CBRE’s report highlights that Melbourne comprises 36% of Australia’s national PBSA stock – aligning with the city’s larger share of university students, particularly its international student cohort.
However, Sydney is estimated to have the largest development pipeline and could account for nearly 50% of new room supply over 2023-26.
Recent new supply announcements include the University of NSW’s partnership with Iglu to develop 1066 apartments across five buildings opposite UNSW’s Kensington campus, with Wee Hur planning 411 beds to service the University of Sydney and University of Technology Sydney (UTS).
Elsewhere, Brookfield and Citiplan have plans for 935 Brisbane beds near the Queensland University of Technology (QUT) as well as 465 beds in Carlton close to the University of Melbourne. Also in Carlton, Scape is planning a 465-bed PBSA project.

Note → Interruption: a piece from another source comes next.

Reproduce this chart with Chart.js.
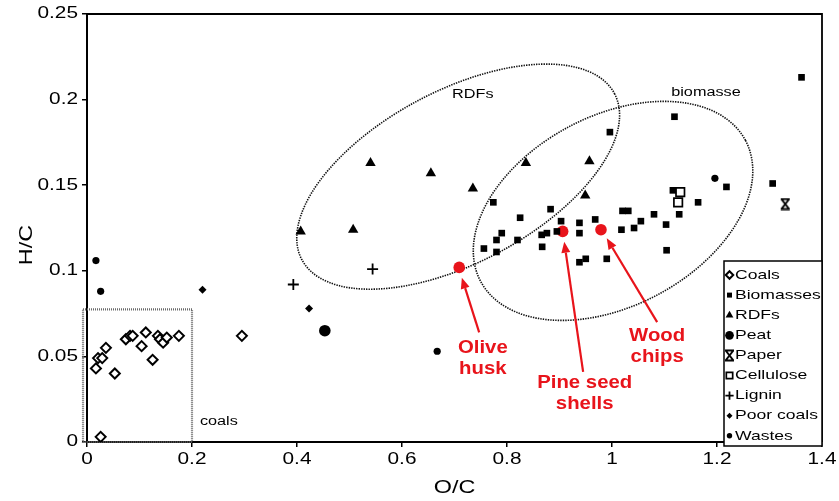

From an investment perspective, CBRE’s report highlights that rent growth and resilient occupancy have helped to cushion PBSA yields on a global basis in the face of rising financing costs,
In the US and UK, yields have expanded by circa 30 bps off mid-2022 lows. In Australia, cap rates are likely to be 50-75bps over comparable build-to-rent product as transaction activity begins to increase.
CBRE Director PBSA Valuations Rosie Young, said activity to date had been relatively limited as the market was still in a ramp-up phase in Australia and stabilised, operational assets were tightly held.
However, there was clear investor demand, underpinned by the sector’s strong fundamentals. This includes significant rental growth, with CBRE’s report highlighting that like-for-like PBSA studios have recorded high teens rental growth over the past five years.
Ms Young said PBSA assets were also viewed by many investors as a hedge against inflation, with education and housing tending to be the last areas that people cut back on when living costs rise.
“Student accommodation is quite counter cyclical, so when other property asset classes start to slow, the PBSA sector continues to perform well,” Ms Young said.
“The sentiment is very positive and we’re seeing considerable interest from investors looking to redeploy capital out of the traditional office, retail and industrial sectors into the living sectors, namely PBSA and build-to-rent.”
Capital commitments to the sector have also strengthened, with Ivanhoé Cambridge committing upwards of $750 million to Scape Core Program – a venture that holds the largest student housing portfolio in Australia with 27 assets and 13,000 beds.